2017.09.15column
9月23日『忠治旅日記』(デジタル復元版)上映のご案内
大河内傅次郎主演、伊藤大輔監督『忠治旅日記』(日活太秦撮影所)が、井上陽一さんの活弁と生演奏で、9月23日元・立誠小講堂で上映されます。
この作品について2014年8月に開催した第9回映画の復元と保存に関するワークショップの折り、佐伯知紀さんが講演で触れておられます。以下は私のブログから。【佐伯さんがNFCで活躍されていた時の大きな出来事が、平成4(1992)年の幻の名作伊藤大輔監督「忠次旅日記」(1927年、無声映画)の復元です。広島の映画フィルムコレクターから寄贈されました。京都文化博物館の伊藤大輔監督の資料を参考に、練馬の育映社という町のラボの協力で、NFCがアナログ版を完成し上映したところ、1992年10月10、11日の2日間で3千人もの人が鑑賞。長い列を成す写真を見て、どれほど多くの人がこの映画の上映を楽しみにしていたのか知ることができました。
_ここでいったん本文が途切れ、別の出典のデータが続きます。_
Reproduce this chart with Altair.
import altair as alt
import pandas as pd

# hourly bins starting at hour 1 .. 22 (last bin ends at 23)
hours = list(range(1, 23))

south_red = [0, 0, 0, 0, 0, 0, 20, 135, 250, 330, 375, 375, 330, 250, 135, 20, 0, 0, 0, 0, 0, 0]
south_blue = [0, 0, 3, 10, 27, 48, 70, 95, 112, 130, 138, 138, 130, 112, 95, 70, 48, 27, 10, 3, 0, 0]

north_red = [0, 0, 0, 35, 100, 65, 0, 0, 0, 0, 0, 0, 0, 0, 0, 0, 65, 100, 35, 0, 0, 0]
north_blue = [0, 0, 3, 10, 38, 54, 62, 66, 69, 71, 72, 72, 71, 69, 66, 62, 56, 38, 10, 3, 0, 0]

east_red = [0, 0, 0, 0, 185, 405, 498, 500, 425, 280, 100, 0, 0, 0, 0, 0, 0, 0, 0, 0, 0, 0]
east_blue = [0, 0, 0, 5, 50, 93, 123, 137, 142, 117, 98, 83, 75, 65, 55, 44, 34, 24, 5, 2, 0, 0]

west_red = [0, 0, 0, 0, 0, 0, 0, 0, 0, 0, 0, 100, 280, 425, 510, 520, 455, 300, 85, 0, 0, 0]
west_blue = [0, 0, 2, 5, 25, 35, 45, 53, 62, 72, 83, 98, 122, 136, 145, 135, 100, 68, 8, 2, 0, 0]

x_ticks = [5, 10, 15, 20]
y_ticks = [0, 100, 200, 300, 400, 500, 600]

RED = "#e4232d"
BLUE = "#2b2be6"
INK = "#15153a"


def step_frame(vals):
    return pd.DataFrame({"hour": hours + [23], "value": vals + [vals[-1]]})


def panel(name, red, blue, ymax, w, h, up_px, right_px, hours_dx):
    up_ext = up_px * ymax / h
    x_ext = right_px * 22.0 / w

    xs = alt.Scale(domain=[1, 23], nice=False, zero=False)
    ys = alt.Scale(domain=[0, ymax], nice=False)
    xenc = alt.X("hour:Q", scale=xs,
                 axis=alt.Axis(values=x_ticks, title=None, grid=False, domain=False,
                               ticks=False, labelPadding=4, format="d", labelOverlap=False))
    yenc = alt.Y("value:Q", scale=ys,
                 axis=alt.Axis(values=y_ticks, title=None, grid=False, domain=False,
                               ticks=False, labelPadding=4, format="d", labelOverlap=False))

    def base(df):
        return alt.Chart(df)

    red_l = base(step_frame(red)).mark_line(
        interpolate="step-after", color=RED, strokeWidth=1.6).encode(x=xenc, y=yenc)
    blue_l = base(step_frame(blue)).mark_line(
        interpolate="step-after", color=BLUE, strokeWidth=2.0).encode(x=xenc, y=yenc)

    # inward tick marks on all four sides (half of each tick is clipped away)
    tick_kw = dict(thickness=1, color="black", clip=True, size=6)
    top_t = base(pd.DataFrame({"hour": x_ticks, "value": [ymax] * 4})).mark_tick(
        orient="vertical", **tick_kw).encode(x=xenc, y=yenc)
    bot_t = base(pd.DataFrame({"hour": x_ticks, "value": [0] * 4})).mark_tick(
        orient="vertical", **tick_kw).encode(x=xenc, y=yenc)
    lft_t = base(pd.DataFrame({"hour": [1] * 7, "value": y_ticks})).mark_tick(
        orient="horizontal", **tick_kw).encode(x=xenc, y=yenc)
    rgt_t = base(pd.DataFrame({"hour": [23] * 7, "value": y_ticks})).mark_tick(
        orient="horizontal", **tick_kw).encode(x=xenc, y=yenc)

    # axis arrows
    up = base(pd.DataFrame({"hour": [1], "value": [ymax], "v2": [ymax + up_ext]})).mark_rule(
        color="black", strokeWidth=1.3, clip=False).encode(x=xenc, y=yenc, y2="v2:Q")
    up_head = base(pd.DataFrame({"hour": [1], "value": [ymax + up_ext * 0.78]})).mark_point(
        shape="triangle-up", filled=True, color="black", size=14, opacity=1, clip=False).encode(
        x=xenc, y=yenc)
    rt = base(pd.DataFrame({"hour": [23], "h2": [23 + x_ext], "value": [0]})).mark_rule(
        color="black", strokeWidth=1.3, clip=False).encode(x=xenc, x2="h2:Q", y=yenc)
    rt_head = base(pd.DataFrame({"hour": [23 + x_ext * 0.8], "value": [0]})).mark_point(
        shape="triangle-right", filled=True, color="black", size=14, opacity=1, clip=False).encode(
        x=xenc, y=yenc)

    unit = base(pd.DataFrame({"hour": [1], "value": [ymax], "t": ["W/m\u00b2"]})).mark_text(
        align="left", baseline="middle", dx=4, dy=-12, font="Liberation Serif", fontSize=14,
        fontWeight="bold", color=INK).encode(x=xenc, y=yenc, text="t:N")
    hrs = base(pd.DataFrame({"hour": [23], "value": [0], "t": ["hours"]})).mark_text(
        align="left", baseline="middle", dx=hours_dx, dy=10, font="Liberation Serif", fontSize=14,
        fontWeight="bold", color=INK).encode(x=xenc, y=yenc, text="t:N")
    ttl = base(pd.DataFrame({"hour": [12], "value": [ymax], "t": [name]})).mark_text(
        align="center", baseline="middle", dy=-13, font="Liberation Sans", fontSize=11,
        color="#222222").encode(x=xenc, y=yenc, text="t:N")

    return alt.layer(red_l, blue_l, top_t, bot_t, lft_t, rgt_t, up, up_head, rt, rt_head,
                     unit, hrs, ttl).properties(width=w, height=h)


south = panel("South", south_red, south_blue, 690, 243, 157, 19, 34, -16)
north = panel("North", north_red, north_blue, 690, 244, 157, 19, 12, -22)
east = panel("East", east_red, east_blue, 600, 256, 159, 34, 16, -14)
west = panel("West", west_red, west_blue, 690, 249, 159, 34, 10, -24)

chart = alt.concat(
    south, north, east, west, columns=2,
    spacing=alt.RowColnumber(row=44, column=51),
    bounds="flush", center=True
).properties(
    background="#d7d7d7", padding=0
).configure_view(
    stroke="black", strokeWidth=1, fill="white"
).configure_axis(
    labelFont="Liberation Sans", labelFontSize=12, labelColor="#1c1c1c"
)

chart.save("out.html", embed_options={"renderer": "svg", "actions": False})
これが復元第1号。世の中に、古い名作は大切だとわかってもらった最初だそうです。1999年には溝口健二監督「滝の白糸」最長版をIMAGICAウェストの協力で復元。そうした経験から「同じ方向を向けば、道はある。モノがあるのは強い。捨てないで」「政策・施策は現場もよくわからないとダメ。映画の復元と保存について、こんなに関心がもたれる分野になるとは思ってもいなかった」と述べて講演を結ばれました】。ちなみに民間で復元をした第1号が連れ合いたちによる『何が彼女をそうさせたか』で、1996年のことです。
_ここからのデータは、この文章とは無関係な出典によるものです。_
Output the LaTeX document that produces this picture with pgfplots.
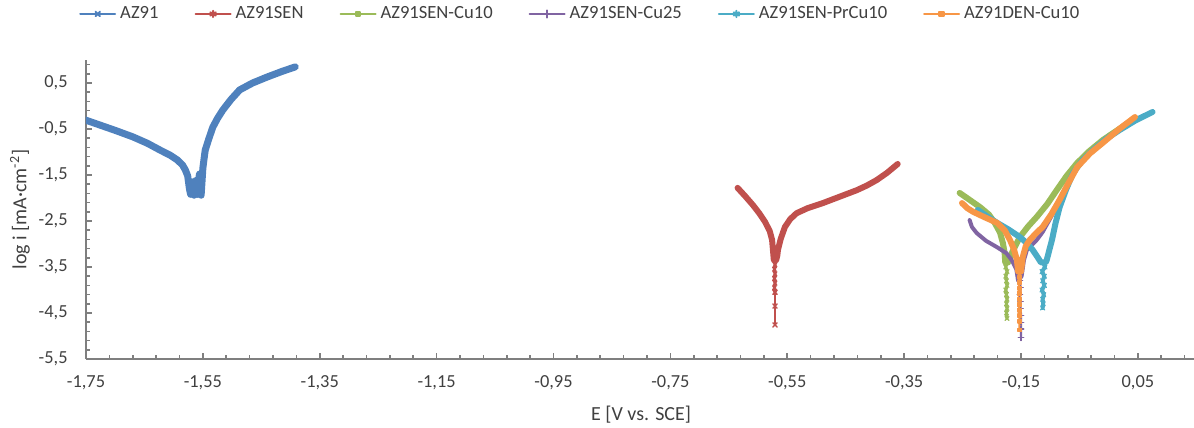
\documentclass[border=0pt]{standalone}
\usepackage{fontspec}
\setmainfont{Carlito}
\usepackage{pgfplots}
\pgfplotsset{compat=1.18}

\definecolor{cAZ}{HTML}{4F81BD}
\definecolor{cSEN}{HTML}{C0504D}
\definecolor{cCu10}{HTML}{9BBB59}
\definecolor{cCu25}{HTML}{8064A2}
\definecolor{cPr}{HTML}{4BACC6}
\definecolor{cDEN}{HTML}{F79646}
\definecolor{axgray}{HTML}{7F7F7F}
\definecolor{txtgray}{HTML}{404040}

\begin{document}
\begin{tikzpicture}
\begin{axis}[
    scale only axis,
    width=554pt, height=149.5pt,
    xmin=-1.75, xmax=0.146,
    ymin=-5.5, ymax=1.0,
    axis lines=left,
    axis line style={-, line width=1pt, color=axgray},
    tick align=inside,
    tick style={axgray, line width=0.8pt},
    major tick length=2.8pt, minor tick length=2pt,
    xtick={-1.75,-1.55,-1.35,-1.15,-0.95,-0.75,-0.55,-0.35,-0.15,0.05},
    xticklabels={{-1,75},{-1,55},{-1,35},{-1,15},{-0,95},{-0,75},{-0,55},{-0,35},{-0,15},{0,05}},
    minor xtick={-1.71,-1.67,...,0.14},
    ytick={-5.5,-4.5,-3.5,-2.5,-1.5,-0.5,0.5},
    yticklabels={{-5,5},{-4,5},{-3,5},{-2,5},{-1,5},{-0,5},{0,5}},
    minor ytick={-5.3,-5.1,...,1.0},
    ticklabel style={font=\fontsize{9.2}{11}\selectfont, text=txtgray},
    xticklabel style={anchor=center, yshift=-12pt},
    yticklabel style={anchor=east, inner sep=0pt, xshift=-9pt},
    xlabel={E [V vs. SCE]},
    xlabel style={at={(axis description cs:0.501,-0.187)}, anchor=center,
        font=\fontsize{10}{12}\selectfont, text=txtgray},
    ylabel={log i [mA·cm\textsuperscript{-2}]},
    ylabel style={at={(axis description cs:-0.0596,0.5)}, anchor=center,
        font=\fontsize{10}{12}\selectfont, text=txtgray},
    legend columns=6,
    legend style={at={(axis description cs:0.447,1.154)}, anchor=center,
        draw=none, fill=none, font=\fontsize{9.3}{11}\selectfont, text=txtgray,
        /tikz/every even column/.append style={column sep=16pt}},
    legend cell align=left,
    legend image code/.code={\draw[mark repeat=2,mark phase=2,#1]
        plot coordinates {(0pt,0pt) (8.75pt,0pt) (17.5pt,0pt)};},
    every axis plot/.append style={line join=round, line cap=round},
    tail/.style={line width=1.6pt, mark=x, mark size=1.4pt, mark options={solid, line width=0.6pt}, forget plot},
]
\coordinate (sw) at (rel axis cs:0,0);
\coordinate (ne) at (rel axis cs:1,1);

% AZ91
\addplot[cAZ, line width=3.5pt, forget plot] coordinates {
    (-1.752,-0.30) (-1.70,-0.53) (-1.67,-0.67) (-1.645,-0.81) (-1.623,-0.96)
    (-1.606,-1.07) (-1.594,-1.17) (-1.585,-1.28) (-1.580,-1.39) (-1.576,-1.52)
    (-1.573,-1.80) (-1.571,-1.92) (-1.568,-1.65) (-1.565,-1.94) (-1.562,-1.62)
    (-1.559,-1.92) (-1.556,-1.48) (-1.553,-1.94) (-1.550,-1.35) (-1.548,-1.15)
    (-1.546,-0.96) (-1.540,-0.72) (-1.533,-0.46) (-1.525,-0.27) (-1.516,-0.09)
    (-1.502,0.14) (-1.487,0.35) (-1.465,0.50) (-1.440,0.63) (-1.415,0.75)
    (-1.392,0.85)
};
% AZ91SEN
\addplot[cSEN, line width=3pt, forget plot] coordinates {
    (-0.635,-1.78) (-0.622,-1.96) (-0.609,-2.15) (-0.598,-2.33) (-0.588,-2.52)
    (-0.580,-2.72) (-0.576,-2.91) (-0.574,-3.20) (-0.573,-3.35) (-0.569,-3.35)
    (-0.567,-3.25) (-0.566,-3.13) (-0.561,-2.88) (-0.554,-2.63) (-0.545,-2.46)
    (-0.534,-2.33) (-0.515,-2.22) (-0.489,-2.11) (-0.460,-1.97) (-0.431,-1.83)
    (-0.414,-1.73) (-0.397,-1.61) (-0.379,-1.45) (-0.361,-1.26)
};
\addplot[cSEN, tail] coordinates {
    (-0.572,-3.35) (-0.571,-3.45) (-0.572,-3.55) (-0.571,-3.65) (-0.572,-3.75)
    (-0.571,-3.85) (-0.572,-3.95) (-0.571,-4.05)
};
\addplot[cSEN, line width=0.7pt, mark=x, mark size=1.5pt, forget plot] coordinates {
    (-0.571,-4.05) (-0.571,-4.35) (-0.571,-4.76)
};
% AZ91SEN-Cu10
\addplot[cCu10, line width=3pt, forget plot] coordinates {
    (-0.255,-1.89) (-0.238,-2.04) (-0.220,-2.20) (-0.205,-2.36) (-0.195,-2.54)
    (-0.186,-2.75) (-0.181,-2.98) (-0.178,-3.20) (-0.177,-3.40) (-0.172,-3.40)
    (-0.169,-3.28) (-0.160,-3.05) (-0.152,-2.85) (-0.138,-2.62) (-0.123,-2.41)
    (-0.105,-2.13) (-0.089,-1.83) (-0.072,-1.52) (-0.054,-1.24) (-0.033,-0.98)
    (-0.010,-0.74) (0.012,-0.55) (0.036,-0.35) (0.044,-0.27)
};
\addplot[cCu10, tail] coordinates {
    (-0.175,-3.40) (-0.176,-3.50) (-0.174,-3.60) (-0.176,-3.70) (-0.175,-3.80)
    (-0.174,-3.90) (-0.176,-4.00) (-0.175,-4.10) (-0.174,-4.20) (-0.175,-4.30)
    (-0.174,-4.40) (-0.175,-4.50) (-0.174,-4.62)
};
% AZ91SEN-Cu25
\addplot[cCu25, line width=2pt, forget plot] coordinates {
    (-0.238,-2.48) (-0.234,-2.63) (-0.226,-2.76) (-0.210,-2.93) (-0.191,-3.07)
    (-0.175,-3.20) (-0.166,-3.35) (-0.158,-3.55) (-0.155,-3.80) (-0.149,-3.70)
    (-0.145,-3.35) (-0.140,-3.13) (-0.123,-2.91) (-0.113,-2.74) (-0.106,-2.58)
    (-0.095,-2.33)
};
\addplot[cCu25, line width=1.2pt, mark=+, mark size=1.4pt, mark options={solid, line width=0.6pt}, forget plot] coordinates {
    (-0.152,-3.80) (-0.151,-3.95) (-0.152,-4.10) (-0.151,-4.25) (-0.151,-4.40)
    (-0.150,-4.55) (-0.150,-4.70) (-0.150,-4.85) (-0.150,-5.04)
};
% AZ91SEN-PrCu10
\addplot[cPr, line width=3pt, forget plot] coordinates {
    (-0.224,-2.26) (-0.208,-2.40) (-0.191,-2.54) (-0.172,-2.68) (-0.152,-2.85)
    (-0.140,-2.98) (-0.130,-3.13) (-0.122,-3.28) (-0.116,-3.40) (-0.108,-3.40)
    (-0.106,-3.35) (-0.102,-3.15) (-0.097,-2.91) (-0.091,-2.55) (-0.084,-2.20)
    (-0.073,-1.82) (-0.061,-1.46) (-0.045,-1.18) (-0.027,-0.96) (-0.005,-0.72)
    (0.019,-0.52) (0.045,-0.32) (0.075,-0.13)
};
\addplot[cPr, tail, line width=2pt] coordinates {
    (-0.112,-3.40) (-0.109,-3.50) (-0.114,-3.60) (-0.110,-3.70) (-0.113,-3.80)
    (-0.110,-3.90) (-0.114,-4.00) (-0.111,-4.10) (-0.113,-4.20) (-0.112,-4.30)
    (-0.113,-4.39)
};
% AZ91DEN-Cu10
\addplot[cDEN, line width=3pt, forget plot] coordinates {
    (-0.251,-2.11) (-0.242,-2.22) (-0.232,-2.30) (-0.212,-2.42) (-0.191,-2.54)
    (-0.178,-2.70) (-0.169,-2.91) (-0.162,-3.12) (-0.157,-3.35) (-0.155,-3.60)
    (-0.150,-3.60) (-0.147,-3.28) (-0.142,-3.05) (-0.135,-2.91) (-0.123,-2.75)
    (-0.113,-2.63) (-0.098,-2.35) (-0.084,-2.04) (-0.069,-1.68) (-0.054,-1.33)
    (-0.032,-1.03) (-0.010,-0.80) (0.018,-0.50) (0.045,-0.24)
};
\addplot[cDEN, tail, mark=square*, mark size=0.9pt] coordinates {
    (-0.153,-3.60) (-0.152,-3.72) (-0.153,-3.84) (-0.152,-3.96) (-0.153,-4.08)
    (-0.152,-4.20) (-0.153,-4.32) (-0.152,-4.44) (-0.152,-4.56) (-0.152,-4.68)
    (-0.152,-4.87)
};

\addlegendimage{cAZ, line width=1pt, mark=x, mark size=1.6pt, mark options={solid}}
\addlegendentry{AZ91}
\addlegendimage{cSEN, line width=1pt, mark=asterisk, mark size=1.6pt, mark options={solid}}
\addlegendentry{AZ91SEN}
\addlegendimage{cCu10, line width=1pt, mark=square*, mark size=1.2pt, mark options={solid}}
\addlegendentry{AZ91SEN-Cu10}
\addlegendimage{cCu25, line width=1pt, mark=+, mark size=1.8pt, mark options={solid}}
\addlegendentry{AZ91SEN-Cu25}
\addlegendimage{cPr, line width=1pt, mark=asterisk, mark size=1.6pt, mark options={solid}}
\addlegendentry{AZ91SEN-PrCu10}
\addlegendimage{cDEN, line width=1pt, mark=square*, mark size=1.2pt, mark options={solid}}
\addlegendentry{AZ91DEN-Cu10}
\end{axis}
\pgfresetboundingbox
\path[use as bounding box] ([shift={(-43pt,-34.5pt)}]sw) rectangle ([shift={(0pt,30pt)}]ne);
\end{tikzpicture}
\end{document}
無料で名作を鑑賞できる貴重な機会です。当日13時から入場整理券を配布されますが、少々お預かりしている分がありますので、是非にとおっしゃる方はご連絡をください。
個人的に惜しいのは、整理券を預かったのが今日の夕方だということ。昨日の夕方、東京藝術大学の女子学生さんが4度目の来館。大河内傅次郎のファンで、昨日は大河内山荘を見学しての帰りに寄ってくださいました。「映画のことをもっと勉強したい。ロケ地も歩きたい」と目を輝かせて話していました。そんな彼女にこそ、ぜひ観て貰いたい絶好の機会だったのに。今週来て、来週また東京から来るのは学生さんには難しいでしょうね…。